====== DATASET CONTENT ======

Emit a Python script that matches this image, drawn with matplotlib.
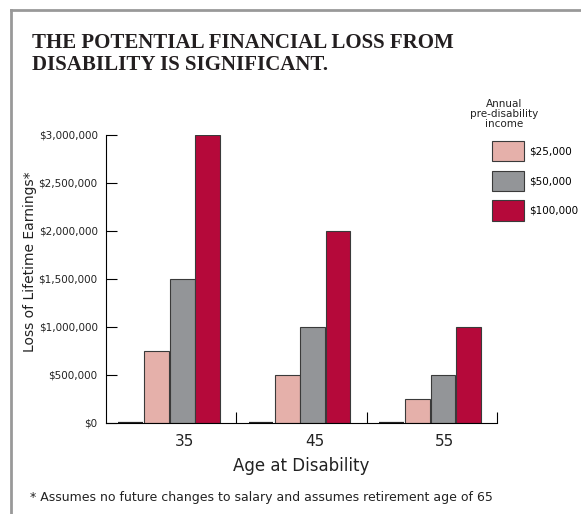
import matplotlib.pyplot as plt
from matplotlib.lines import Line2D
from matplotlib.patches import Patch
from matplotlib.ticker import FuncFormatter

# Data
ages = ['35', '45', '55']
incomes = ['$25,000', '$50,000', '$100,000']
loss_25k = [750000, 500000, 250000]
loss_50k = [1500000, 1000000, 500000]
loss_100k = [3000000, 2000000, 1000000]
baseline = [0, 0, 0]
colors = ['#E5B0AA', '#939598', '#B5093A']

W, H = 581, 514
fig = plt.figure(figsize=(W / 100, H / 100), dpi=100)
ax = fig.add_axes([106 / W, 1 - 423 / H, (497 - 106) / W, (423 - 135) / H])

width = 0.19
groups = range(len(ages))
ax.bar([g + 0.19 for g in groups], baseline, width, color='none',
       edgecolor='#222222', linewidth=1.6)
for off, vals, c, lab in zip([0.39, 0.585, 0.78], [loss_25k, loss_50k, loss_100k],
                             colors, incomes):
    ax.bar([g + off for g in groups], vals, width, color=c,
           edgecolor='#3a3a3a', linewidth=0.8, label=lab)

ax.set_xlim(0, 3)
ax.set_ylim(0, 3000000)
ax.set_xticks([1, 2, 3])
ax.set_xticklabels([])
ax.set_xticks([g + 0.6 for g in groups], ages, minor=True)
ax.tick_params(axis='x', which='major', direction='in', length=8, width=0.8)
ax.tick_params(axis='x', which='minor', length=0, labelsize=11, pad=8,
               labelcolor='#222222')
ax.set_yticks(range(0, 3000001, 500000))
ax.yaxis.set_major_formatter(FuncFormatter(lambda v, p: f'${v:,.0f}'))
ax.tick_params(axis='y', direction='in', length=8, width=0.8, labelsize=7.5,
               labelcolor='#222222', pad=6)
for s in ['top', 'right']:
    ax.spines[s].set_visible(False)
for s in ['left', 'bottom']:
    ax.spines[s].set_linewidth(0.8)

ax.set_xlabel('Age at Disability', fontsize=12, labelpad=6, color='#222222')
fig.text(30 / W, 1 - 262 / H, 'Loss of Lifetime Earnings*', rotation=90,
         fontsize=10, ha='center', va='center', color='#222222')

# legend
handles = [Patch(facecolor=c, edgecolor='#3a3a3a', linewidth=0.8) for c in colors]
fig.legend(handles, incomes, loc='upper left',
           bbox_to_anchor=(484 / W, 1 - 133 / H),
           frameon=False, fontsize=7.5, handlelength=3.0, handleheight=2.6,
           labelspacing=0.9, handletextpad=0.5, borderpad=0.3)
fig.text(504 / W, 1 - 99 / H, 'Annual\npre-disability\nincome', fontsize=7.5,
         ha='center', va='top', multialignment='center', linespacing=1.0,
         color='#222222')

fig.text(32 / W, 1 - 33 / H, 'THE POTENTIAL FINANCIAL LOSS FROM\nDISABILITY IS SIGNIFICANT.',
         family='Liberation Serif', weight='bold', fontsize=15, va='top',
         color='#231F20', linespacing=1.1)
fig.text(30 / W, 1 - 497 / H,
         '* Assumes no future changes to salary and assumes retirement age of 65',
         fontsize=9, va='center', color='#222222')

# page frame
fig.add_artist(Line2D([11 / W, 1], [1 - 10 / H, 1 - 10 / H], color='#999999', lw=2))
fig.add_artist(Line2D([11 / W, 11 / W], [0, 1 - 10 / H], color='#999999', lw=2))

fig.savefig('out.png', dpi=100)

======

→ EXERCISE INSTRUCTIONS
Take the listing and print it again exactly, but without any pictures.

→ CORRECT OUTPUT
Emit a Python script that matches this image, drawn with matplotlib.
import matplotlib.pyplot as plt
from matplotlib.lines import Line2D
from matplotlib.patches import Patch
from matplotlib.ticker import FuncFormatter

# Data
ages = ['35', '45', '55']
incomes = ['$25,000', '$50,000', '$100,000']
loss_25k = [750000, 500000, 250000]
loss_50k = [1500000, 1000000, 500000]
loss_100k = [3000000, 2000000, 1000000]
baseline = [0, 0, 0]
colors = ['#E5B0AA', '#939598', '#B5093A']

W, H = 581, 514
fig = plt.figure(figsize=(W / 100, H / 100), dpi=100)
ax = fig.add_axes([106 / W, 1 - 423 / H, (497 - 106) / W, (423 - 135) / H])

width = 0.19
groups = range(len(ages))
ax.bar([g + 0.19 for g in groups], baseline, width, color='none',
       edgecolor='#222222', linewidth=1.6)
for off, vals, c, lab in zip([0.39, 0.585, 0.78], [loss_25k, loss_50k, loss_100k],
                             colors, incomes):
    ax.bar([g + off for g in groups], vals, width, color=c,
           edgecolor='#3a3a3a', linewidth=0.8, label=lab)

ax.set_xlim(0, 3)
ax.set_ylim(0, 3000000)
ax.set_xticks([1, 2, 3])
ax.set_xticklabels([])
ax.set_xticks([g + 0.6 for g in groups], ages, minor=True)
ax.tick_params(axis='x', which='major', direction='in', length=8, width=0.8)
ax.tick_params(axis='x', which='minor', length=0, labelsize=11, pad=8,
               labelcolor='#222222')
ax.set_yticks(range(0, 3000001, 500000))
ax.yaxis.set_major_formatter(FuncFormatter(lambda v, p: f'${v:,.0f}'))
ax.tick_params(axis='y', direction='in', length=8, width=0.8, labelsize=7.5,
               labelcolor='#222222', pad=6)
for s in ['top', 'right']:
    ax.spines[s].set_visible(False)
for s in ['left', 'bottom']:
    ax.spines[s].set_linewidth(0.8)

ax.set_xlabel('Age at Disability', fontsize=12, labelpad=6, color='#222222')
fig.text(30 / W, 1 - 262 / H, 'Loss of Lifetime Earnings*', rotation=90,
         fontsize=10, ha='center', va='center', color='#222222')

# legend
handles = [Patch(facecolor=c, edgecolor='#3a3a3a', linewidth=0.8) for c in colors]
fig.legend(handles, incomes, loc='upper left',
           bbox_to_anchor=(484 / W, 1 - 133 / H),
           frameon=False, fontsize=7.5, handlelength=3.0, handleheight=2.6,
           labelspacing=0.9, handletextpad=0.5, borderpad=0.3)
fig.text(504 / W, 1 - 99 / H, 'Annual\npre-disability\nincome', fontsize=7.5,
         ha='center', va='top', multialignment='center', linespacing=1.0,
         color='#222222')

fig.text(32 / W, 1 - 33 / H, 'THE POTENTIAL FINANCIAL LOSS FROM\nDISABILITY IS SIGNIFICANT.',
         family='Liberation Serif', weight='bold', fontsize=15, va='top',
         color='#231F20', linespacing=1.1)
fig.text(30 / W, 1 - 497 / H,
         '* Assumes no future changes to salary and assumes retirement age of 65',
         fontsize=9, va='center', color='#222222')

# page frame
fig.add_artist(Line2D([11 / W, 1], [1 - 10 / H, 1 - 10 / H], color='#999999', lw=2))
fig.add_artist(Line2D([11 / W, 11 / W], [0, 1 - 10 / H], color='#999999', lw=2))

fig.savefig('out.png', dpi=100)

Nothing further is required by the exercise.